Aşırı sağcı İsveçli Rasmus Paludan'ın 22 Ocak'ta Stockholm'deki Türkiye Büyükelçiliği önünde yetkililerden izin alarak düzenlediği gösteri ise Ankara'nın öfkesine yol açtığı belirtilen haberde "Olay, İsveç Büyükelçisi'ni çağırdıktan sonra İsveç Savunma Bakanı Paul Jonsson'un ziyaretini iptal eden Türkiye'yi kızdırdı" denildi.
"Bu, Türkiye ve İsveç arasında yıl başından bu yana yaşanan ikinci diplomatik olay" denilen haberde, geçen hafta Stockholm'de düzenlenen bir başka gösteride, katılımcıların Türkiye Cumhurbaşkanı Erdoğan'ın büstünü asmalarının Ankara'dan sert tepki aldığı belirtidi.
İsveç Başbakanı Ulf Kristerson ise, bu gösteriyi İsveç'in NATO üyelik hedefine yönelik bir "sabotaj" ve "demokratik olarak seçilmiş bir politikacının" "simüle edilmiş infazı" olarak nitelendirmişti.
Bununla birlikte, Kristerson'ın sert sözleri, birçok İsveçlinin demokratik bir protesto olduğunu söylediği olaya karşı iç tepkilere yol açtı.
İsveç'te hükümette yer almayan ancak sağcı koalisyonun en büyük partisi olan aşırı sağcı İsveç Demokratları'nın (SD) lideri Jimmy Akesson, Başbakan Kristerson'dan "İslami" olarak tanımladığı ve ‘diktatör' olarak suçladığı Erdoğan'a fazla bir şey vermemesini istedi.

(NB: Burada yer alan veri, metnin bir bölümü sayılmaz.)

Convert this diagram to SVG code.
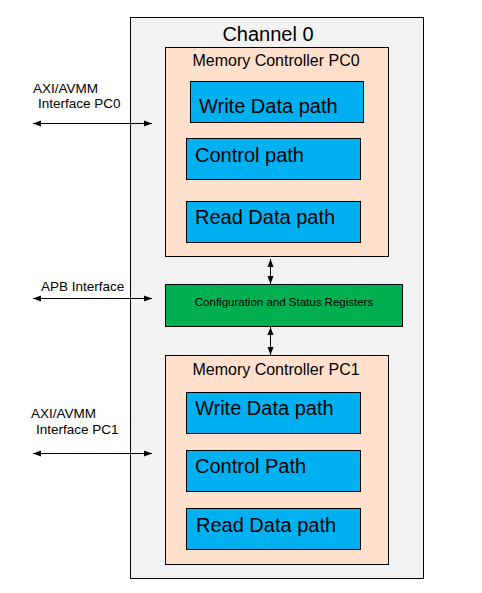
<svg xmlns="http://www.w3.org/2000/svg" width="482" height="593" viewBox="0 0 482 593">
<style>
text{font-family:"Liberation Sans",Arial,sans-serif;fill:#000}
.ch{fill:#F2F2F2;stroke:#000;stroke-width:1}
.mc{fill:#FEE0CC;stroke:#000;stroke-width:1}
.blk{fill:#00B0F0;stroke:#000;stroke-width:1}
.cfg{fill:#00B050;stroke:#000;stroke-width:1}
.big{font-size:20px}
.mid{font-size:16px}
.sm{font-size:13.5px}
.xs{font-size:11.5px}
.ln{stroke:#000;stroke-width:1;fill:none;marker-start:url(#a);marker-end:url(#a)}
</style>
<defs>
<marker id="a" viewBox="0 0 8 8" refX="8" refY="4" markerWidth="8" markerHeight="8" markerUnits="userSpaceOnUse" orient="auto-start-reverse">
<path d="M0,1 L8,4 L0,7 Z" fill="#000"/>
</marker>
</defs>
<g id="channel0">
<rect class="ch" x="130.5" y="17.5" width="293" height="561"/>
<text class="big" x="268" y="41" text-anchor="middle">Channel 0</text>
</g>
<g id="mc-pc0">
<rect class="mc" x="165.5" y="47.5" width="223" height="209"/>
<text class="mid" x="276" y="66" text-anchor="middle">Memory Controller PC0</text>
</g>
<g id="pc0-write">
<rect class="blk" x="190.5" y="81.5" width="173" height="41"/>
<text class="big" x="199" y="113">Write Data path</text>
</g>
<g id="pc0-control">
<rect class="blk" x="186.5" y="138.5" width="174" height="41"/>
<text class="big" x="195" y="162">Control path</text>
</g>
<g id="pc0-read">
<rect class="blk" x="186.5" y="201.5" width="174" height="41"/>
<text class="big" x="195" y="224">Read Data path</text>
</g>
<g id="csr">
<rect class="cfg" x="165.5" y="284.5" width="237" height="42"/>
<text class="xs" x="284" y="306" text-anchor="middle">Configuration and Status Registers</text>
</g>
<g id="mc-pc1">
<rect class="mc" x="165.5" y="355.5" width="223" height="209"/>
<text class="mid" x="276" y="375" text-anchor="middle">Memory Controller PC1</text>
</g>
<g id="pc1-write">
<rect class="blk" x="186.5" y="392.5" width="174" height="41"/>
<text class="big" x="195" y="415">Write Data path</text>
</g>
<g id="pc1-control">
<rect class="blk" x="186.5" y="450.5" width="174" height="41"/>
<text class="big" x="195" y="473">Control Path</text>
</g>
<g id="pc1-read">
<rect class="blk" x="186.5" y="508.5" width="174" height="41"/>
<text class="big" x="196" y="532">Read Data path</text>
</g>
<g id="labels">
<text class="sm" x="33" y="93">AXI/AVMM</text>
<text class="sm" x="38" y="108">Interface PC0</text>
<text class="sm" x="41" y="291">APB Interface</text>
<text class="sm" x="31" y="418">AXI/AVMM</text>
<text class="sm" x="36" y="434">Interface PC1</text>
</g>
<g id="connectors">
<line class="ln" x1="33" y1="123.5" x2="152" y2="123.5"/>
<line class="ln" x1="33" y1="298.5" x2="152" y2="298.5"/>
<line class="ln" x1="33" y1="453.5" x2="152" y2="453.5"/>
<line class="ln" x1="270.5" y1="259" x2="270.5" y2="284"/>
<line class="ln" x1="270.5" y1="327" x2="270.5" y2="355"/>
</g>
</svg>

"Aynı zamanda Türkiye, İsveç'te yaşayan giderek daha fazla sayıda Kürt "teröristin" iadesini talep ederek çıtayı sürekli yükseltiyor gibi görünüyor" denilen haberde, Erdoğan'ın İsveç hükümetinden 130 kadar ismin Ankara'ya verilmesini istediği belirtilerek, "Bu, Türkiye karşıtı isimlerin iadeleri konusunda son sözü hükümetin değil, İsveç adaletinin söylediği bir zamanda denk gelmesi dikkat çekti" ifadeleri kullanıldı.
İsveç Başbakanı Ulf Kristerson, Ocak ayı başlarında iadeler konusunu atıfta bulunarak, "Türkiye'nin bizim veremeyeceğimiz ve vermek istemediğimiz şeyler istediğini" söylemişti.
İlkbaharda İsveç'in ittifaka haftalar içinde katılacağını tahmin eden NATO Genel Sekreteri Jens Stoltenberg, bunun 2023'te olacağını tahmin ediyor, ancak AFP'ye verdiği röportajda ise söylediği gibi bunun tam olarak ne zaman olacağını garanti edemiyor.
Stoltenberg, "Kesin tarihi garanti edemiyorum çünkü bu kesinlikle Türk parlamentosu ve Macaristan parlamentosunun kararına bağlı."
Finlandiya ise şu anda "ağabeyi" İsveç olmadan NATO'ya katılmayı düşünmüyor.
Geçen hafta Davos'ta konuşan Finlandiya Başbakanı Sanna Marin ise, Türkiye'nin İsveç yerine kendi ülkesinin üyeliğini onaylama olasılığı sorulduğunda, "Birlikte NATO'ya katılmayı umuyoruz." demişti.